Say Something Loving” profoundly finds the two vocalists at opposite ends, carefully trying not to lose each other. Jamie’s lighter productions pushes against the heartbreaking “I just don’t remember the thrill of affection.” There’s a maturity—it could’ve been a lot worse—and restraint from fighting that keeps the story going and worth listening.

The next track, “Lips,” sets an intimate scene over knocking wood that preys on the force of lust. It’s an upside to know the attraction is still there, whether or not they always use it to sustain the relationship. Interestingly, the inclusion of Jamie and their career milestone together through the line “chemistry is rare in a two, three time affair,” shows the producer as more than just an invisible maestro.

The two are having difficulties. But “A Violent Noise” places Oliver as the one who is completely lost. It will be a continuous trend to hear Romy act as the spectator while he openly loses it. The girl is the stronger one. It’s literal in the composition, as the bright bouncing synth becomes more chaotic in the chorus, and whenever he appears.

With an open-ending, “Test Me” questions whether they’re sticking together because they simply can’t live without each other or there’s a minimum amount of love to carry the two for long. Ironically, it comes to the point when there’s no need (or energy) for words. Jamie takes over, filling the rest of the end with dusky ambiance and high-pitched streaks of synth.

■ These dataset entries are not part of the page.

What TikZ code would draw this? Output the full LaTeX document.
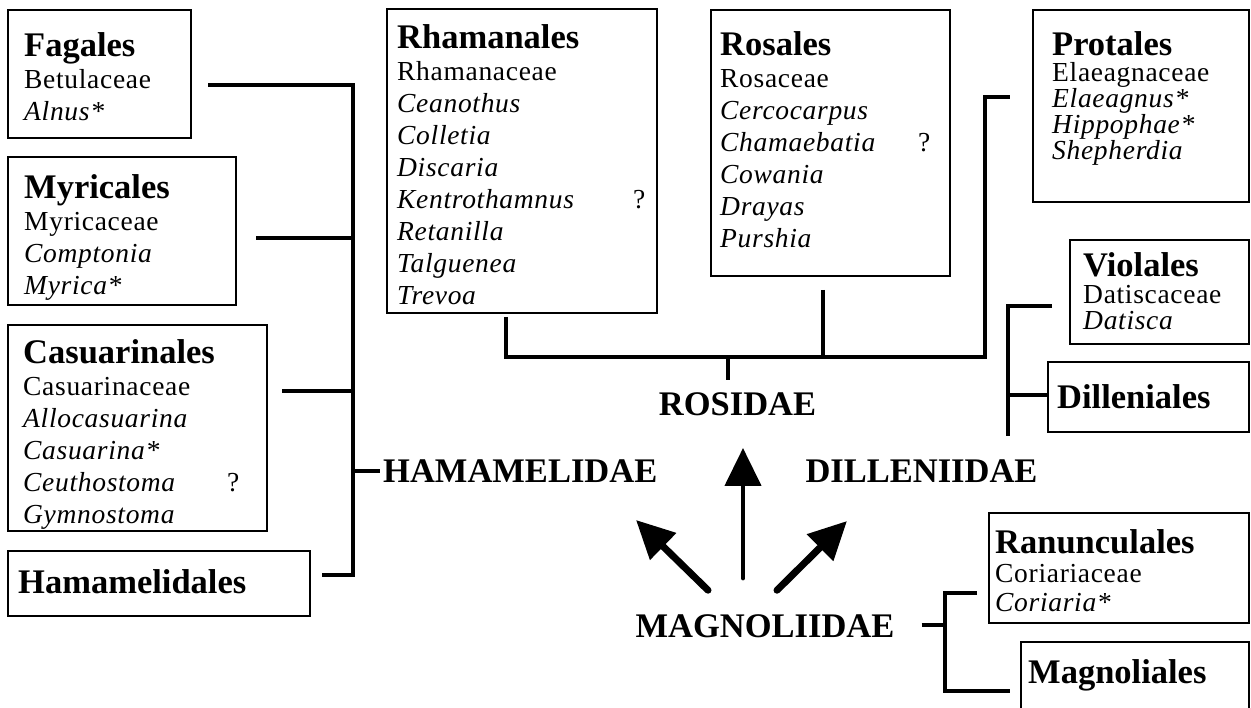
\documentclass[tikz,border=0pt]{standalone}
\usepackage{fontspec}
\setmainfont{Liberation Serif}
\usetikzlibrary{arrows.meta}

\tikzset{
  taxbox/.style={draw, line width=1.2pt, inner sep=0pt, outer sep=0pt, anchor=north west},
  taxtext/.style={anchor=north west, align=left, inner sep=0pt,
    font=\fontsize{27.5}{32}\selectfont\addfontfeature{LetterSpace=2.5}},
  subclass/.style={inner sep=0pt, font=\fontsize{34.5}{36}\selectfont\bfseries},
  link/.style={line width=4.5pt},
  evol/.style={line width=7pt, line cap=round, -{Triangle[length=38pt,width=36pt]}},
}
\newcommand{\ordo}[1]{{\normalfont\fontsize{34.5}{36}\selectfont\bfseries #1}}
\newcommand{\unsure}[2]{\makebox[#1][l]{\itshape #2}?}

\begin{document}
\begin{tikzpicture}[x=1pt, y=-1pt]
      \useasboundingbox (0,0) rectangle (1251,708);
      \clip (0,0) rectangle (1251,708);
      % left column: hamamelidae
      \node[taxbox, minimum width=183, minimum height=128] (fagales) at (8,10) {};
      \node[taxtext] (fagales-t) at ([shift={(16,22)}]fagales.north west)
            {\ordo{Fagales}\\ Betulaceae\\ \textit{Alnus*}};
      \node[taxbox, minimum width=228, minimum height=148] (myricales) at (8,157) {};
      \node[taxtext] (myricales-t) at ([shift={(16,17)}]myricales.north west)
            {\ordo{Myricales}\\ Myricaceae\\ \textit{Comptonia}\\ \textit{Myrica*}};
      \node[taxbox, minimum width=259, minimum height=206] (casuarinales) at (8,325) {};
      \node[taxtext] (casuarinales-t) at ([shift={(15,14)}]casuarinales.north west)
            {\ordo{Casuarinales}\\ Casuarinaceae\\ \textit{Allocasuarina}\\ \textit{Casuarina*}\\
             \unsure{204pt}{Ceuthostoma}\\ \textit{Gymnostoma}};
      \node[taxbox, minimum width=302, minimum height=65] (hamamelidales) at (8,551) {};
      \node[taxtext] (hamamelidales-t) at ([shift={(10,18)}]hamamelidales.north west)
            {\ordo{Hamamelidales}};
      % top row: rosidae
      \node[taxbox, minimum width=270, minimum height=304] (rhamanales) at (387,9) {};
      \node[taxtext] (rhamanales-t) at ([shift={(10,15)}]rhamanales.north west)
            {\ordo{Rhamanales}\\ Rhamanaceae\\ \textit{Ceanothus}\\ \textit{Colletia}\\ \textit{Discaria}\\
             \unsure{236pt}{Kentrothamnus}\\ \textit{Retanilla}\\ \textit{Talguenea}\\ \textit{Trevoa}};
      \node[taxbox, minimum width=239, minimum height=266] (rosales) at (711,10) {};
      \node[taxtext] (rosales-t) at ([shift={(9,21)}]rosales.north west)
            {\ordo{Rosales}\\ Rosaceae\\ \textit{Cercocarpus}\\ \unsure{198pt}{Chamaebatia}\\
             \textit{Cowania}\\ \textit{Drayas}\\ \textit{Purshia}};
      \node[taxbox, minimum width=216, minimum height=192] (protales) at (1033,10) {};
      \node[taxtext, font=\fontsize{27.5}{26}\selectfont\addfontfeature{LetterSpace=2.5}] (protales-t)
            at ([shift={(19,21)}]protales.north west)
            {\ordo{Protales}\\ Elaeagnaceae\\ \textit{Elaeagnus*}\\ \textit{Hippophae*}\\ \textit{Shepherdia}};
      % right column: dilleniidae
      \node[taxbox, minimum width=179, minimum height=104] (violales) at (1070,240) {};
      \node[taxtext, font=\fontsize{27.5}{25.5}\selectfont\addfontfeature{LetterSpace=2.5}] (violales-t)
            at ([shift={(13,12)}]violales.north west)
            {\ordo{Violales}\\[2pt] Datiscaceae\\ \textit{Datisca}};
      \node[taxbox, minimum width=201, minimum height=70] (dilleniales) at (1048,362) {};
      \node[taxtext] (dilleniales-t) at ([shift={(9,22)}]dilleniales.north west)
            {\ordo{Dilleniales}};
      % bottom right: magnoliidae
      \node[taxbox, minimum width=260, minimum height=110] (ranunculales) at (989,513) {};
      \node[taxtext, font=\fontsize{27.5}{29}\selectfont\addfontfeature{LetterSpace=2.5}] (ranunculales-t)
            at ([shift={(6,16)}]ranunculales.north west)
            {\ordo{Ranunculales}\\ Coriariaceae\\ \textit{Coriaria*}};
      \node[taxbox, minimum width=228, minimum height=80] (magnoliales) at (1021,642) {};
      \node[taxtext] (magnoliales-t) at ([shift={(7,17)}]magnoliales.north west)
            {\ordo{Magnoliales}};
      % subclasses
      \node[subclass, anchor=west] (hamamelidae) at (383,471) {HAMAMELIDAE};
      \node[subclass] (rosidae) at (737.5,404) {ROSIDAE};
      \node[subclass] (dilleniidae) at (921.5,471) {DILLENIIDAE};
      \node[subclass] (magnoliidae) at (765,626) {MAGNOLIIDAE};
      % brackets
      \coordinate (hamj) at (353,575);
      \draw[link] ([shift={(17,11)}]fagales.east) -| (hamj) -- ([shift={(12,-8.5)}]hamamelidales.east);
      \draw[link] ([shift={(20,7)}]myricales.east) coordinate (m) -- (m -| hamj);
      \draw[link] ([shift={(15,-37)}]casuarinales.east) coordinate (c) -- (c -| hamj);
      \draw[link] (hamamelidae.west -| hamj) -- ([shift={(-3,0)}]hamamelidae.west);
      \coordinate (rosj) at (728,357);
      \coordinate (protj) at (985,357);
      \draw[link] ([shift={(-16,4)}]rhamanales.south) |- (protj) |- ([shift={(-23,-9)}]protales.west);
      \draw[link] ([shift={(-7.5,14)}]rosales.south) coordinate (r) -- (r |- rosj);
      \draw[link] (rosj) -- ([shift={(-9.5,-12)}]rosidae.north);
      \coordinate (dillj) at (1008,436);
      \draw[link] ([shift={(-18,14)}]violales.west) -| (dillj);
      \draw[link] ([shift={(0,-2)}]dilleniales.west) coordinate (d) -- (d -| dillj);
      \coordinate (magj) at (945,691);
      \draw[link] ([shift={(-12,25)}]ranunculales.west) -| (magj) -- ([shift={(-11,9)}]magnoliales.west);
      \draw[link] ([shift={(27,-1)}]magnoliidae.east) coordinate (g) -- (g -| magj);
      % arrows out of magnoliidae
      \coordinate (tipL) at (636,520);
      \coordinate (tipM) at (743,448);
      \coordinate (tipR) at (847,521);
      \draw[evol] ([shift={(-57,-24)}]magnoliidae.north) -- (tipL);
      \draw[evol, line width=4.5pt] ([shift={(-22,-36)}]magnoliidae.north) -- (tipM);
      \draw[evol] ([shift={(12,-24)}]magnoliidae.north) -- (tipR);
\end{tikzpicture}
\end{document}
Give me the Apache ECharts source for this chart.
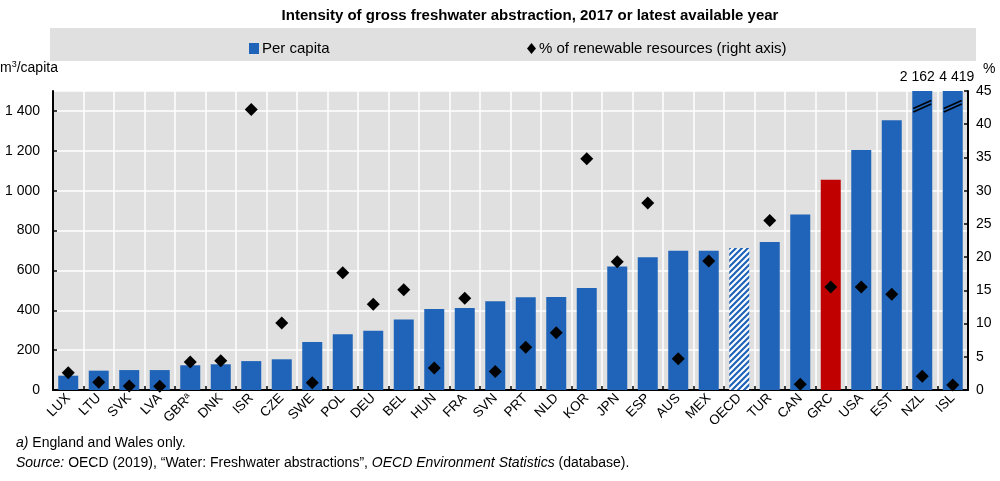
<!DOCTYPE html>
<html>
<head>
<meta charset="utf-8">
<script src="https://cdn.jsdelivr.net/npm/echarts@6/dist/echarts.min.js"></script>
<style>
html,body{margin:0;padding:0;background:#fff;}
#c{width:1000px;height:481px;}
</style>
</head>
<body>
<div id="c"></div>
<script>
const categories = ['LUX','LTU','SVK','LVA','GBR','DNK','ISR','CZE','SWE','POL','DEU','BEL','HUN','FRA','SVN','PRT','NLD','KOR','JPN','ESP','AUS','MEX','OECD','TUR','CAN','GRC','USA','EST','NZL','ISL'];
const perCapita = [72,97,100,100,124,129,145,154,241,280,297,354,406,411,445,465,466,512,619,666,699,699,712,743,880,1055,1204,1353,2162,4419];
const pctRenewable = [2.6,1.15,0.6,0.55,4.2,4.4,42.2,10.1,1.1,17.65,12.9,15.1,3.3,13.8,2.8,6.45,8.6,34.8,19.3,28.15,4.7,19.4,null,25.5,0.85,15.5,15.5,14.4,2.06,0.75];
const leftTicks = {min:0, max:1500, interval:200};
const rightTicks = {min:0, max:45, interval:5};
const footnoteLabels = ['GBR'];

const BLUE = '#1f64b8';
const RED = '#c00000';
const NARROW = "'Liberation Sans Narrow','Arial Narrow','Liberation Sans',Arial,sans-serif";
const SANS = "'Liberation Sans',Arial,sans-serif";

function fmt(v){ return String(v).replace(/\B(?=(\d{3})+(?!\d))/g,' '); }

// hatch pattern for OECD
const pc = document.createElement('canvas');
pc.width = 6; pc.height = 6;
const g = pc.getContext('2d');
g.fillStyle = '#ffffff'; g.fillRect(0,0,6,6);
g.strokeStyle = BLUE; g.lineWidth = 2.2;
g.beginPath();
for (let k=-2;k<=2;k++){ g.moveTo(k*6-1, 7); g.lineTo(k*6+7, -1); }
g.stroke();

const cap = leftTicks.max;
let clippedCount = 0;
const barData = perCapita.map((v,i)=>{
  const d = {value: Math.min(v,cap)};
  if (categories[i]==='OECD') d.itemStyle = {color:{image:pc, repeat:'repeat'}};
  if (categories[i]==='GRC') d.itemStyle = {color:RED};
  if (v>cap) {
    const off = clippedCount===0 ? -5 : 4;
    clippedCount++;
    d.label = {show:true, position:'top', distance:7, offset:[off,0], formatter: fmt(v), color:'#000', fontSize:14, fontFamily:NARROW};
  }
  return d;
});
const breakData = [];
perCapita.forEach((v,i)=>{ if (v>cap) breakData.push([i, cap*0.955]); });

const chart = echarts.init(document.getElementById('c'), null, {renderer:'canvas'});
chart.setOption({
  animation:false,
  backgroundColor:'#fff',
  title:{text:'Intensity of gross freshwater abstraction, 2017 or latest available year', left:525, textAlign:'center', top:3,
    textStyle:{fontFamily:NARROW, fontSize:15, fontWeight:'bold', color:'#000'}},
  graphic:[
    {type:'rect', left:50, top:28, shape:{width:926, height:33}, style:{fill:'#e0e0e0'}, z:-1},
    {type:'text', left:0, top:60, style:{rich:{n:{fontSize:14,fontFamily:SANS,fill:'#000'}, s:{fontSize:9,fontFamily:SANS,fill:'#000',verticalAlign:'top',padding:[0,0,8,0]}}, text:'{n|m}{s|3}{n|/capita}', font:'14px '+SANS, fill:'#000'}},
    {type:'text', left:983, top:62, style:{text:'%', font:'14px '+SANS, fill:'#000'}},
    {type:'text', left:16, top:436, style:{rich:{i:{fontStyle:'italic',fontSize:14,fontFamily:SANS,fill:'#000'}, n:{fontSize:14,fontFamily:SANS,fill:'#000'}}, text:'{i|a)}{n| England and Wales only.}'}},
    {type:'text', left:16, top:456, style:{rich:{i:{fontStyle:'italic',fontSize:14,fontFamily:SANS,fill:'#000'}, n:{fontSize:14,fontFamily:SANS,fill:'#000'}}, text:'{i|Source:}{n| OECD (2019), \u201cWater: Freshwater abstractions\u201d, }{i|OECD Environment Statistics}{n| (database).}'}}
  ],
  legend:[
    {data:[{name:'Per capita', icon:'rect'}], left:244, top:36, itemWidth:10, itemHeight:11, itemGap:0,
      textStyle:{fontFamily:NARROW, fontSize:15, color:'#000', padding:[0,0,0,-2]}},
    {data:[{name:'% of renewable resources (right axis)', icon:'diamond'}], left:522, top:36, itemWidth:9, itemHeight:11,
      textStyle:{fontFamily:NARROW, fontSize:15, color:'#000', padding:[0,0,0,-2]}}
  ],
  grid:{left:53, right:32, top:91, bottom:91, show:true, backgroundColor:'#e0e0e0', borderWidth:0},
  xAxis:{type:'category', data:categories, boundaryGap:true,
    axisLine:{lineStyle:{color:'#000', width:2}},
    axisTick:{show:true, inside:true, length:4, lineStyle:{color:'#000', width:1.5}},
    splitLine:{show:true, lineStyle:{color:'#fff', width:1.5}},
    axisLabel:{rotate:45, interval:0, margin:6, fontSize:13.5, fontFamily:SANS, color:'#000',
      formatter:(v)=> footnoteLabels.includes(v) ? v+'{s|a}' : v,
      rich:{s:{fontSize:9, fontFamily:SANS, color:'#000', verticalAlign:'top', padding:[0,0,6,0]}}}
  },
  yAxis:[
    {type:'value', min:leftTicks.min, max:leftTicks.max, interval:leftTicks.interval,
      axisLine:{show:true, lineStyle:{color:'#000', width:2}},
      axisTick:{show:true, inside:true, length:4, lineStyle:{color:'#000', width:1.5}},
      splitLine:{show:true, lineStyle:{color:'#fff', width:1.5}},
      axisLabel:{showMaxLabel:false, margin:13, fontSize:14, fontFamily:SANS, color:'#000', formatter:(v)=>fmt(v)}},
    {type:'value', position:'right', min:rightTicks.min, max:rightTicks.max, interval:rightTicks.interval,
      axisLine:{show:true, lineStyle:{color:'#000', width:2}},
      axisTick:{show:true, inside:true, length:4, lineStyle:{color:'#000', width:1.5}},
      splitLine:{show:false},
      axisLabel:{margin:8, fontSize:14, fontFamily:SANS, color:'#000'}}
  ],
  series:[
    {name:'Per capita', type:'bar', yAxisIndex:0, data:barData, barWidth:20, itemStyle:{color:BLUE}, z:2},
    {name:'% of renewable resources (right axis)', type:'scatter', yAxisIndex:1, data:pctRenewable, symbol:'diamond', symbolSize:[13,13], itemStyle:{color:'#000', opacity:1}, z:5},
    {name:'break', type:'custom', yAxisIndex:0, data:breakData, z:4, silent:true,
      renderItem:(params, api)=>{
        const p = api.coord([api.value(0), api.value(1)]);
        const hw = 9, rise = 4;
        return {type:'group', children:[
          {type:'line', shape:{x1:p[0]-hw, y1:p[1]+rise, x2:p[0]+hw, y2:p[1]-rise}, style:{stroke:'#000', lineWidth:1.5}},
          {type:'line', shape:{x1:p[0]-hw, y1:p[1]+rise+3.5, x2:p[0]+hw, y2:p[1]-rise+3.5}, style:{stroke:'#000', lineWidth:1.5}}
        ]};
      }}
  ]
});
</script>
</body>
</html>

While the lyrics are perhaps too clear, the clarity in itself is refreshing. There’s a level of maturity both showcase by using proper language to explain their feelings. I See You is practically a musical version of Before Midnight, which also ends obscurely. There’s a great deal of talk with both sides making impactful arguments; but it was also difficult for those movie characters one-sidedness to win outright without empathy and compromise. It’s a persistent imbalance that may never be solved. On the other hand, for Jamie it’s a complete slide past the limitations he created for himself before. He finally opens up without losing much subtlety. If anything, it is he who experiences the final breakthrough. GREAT.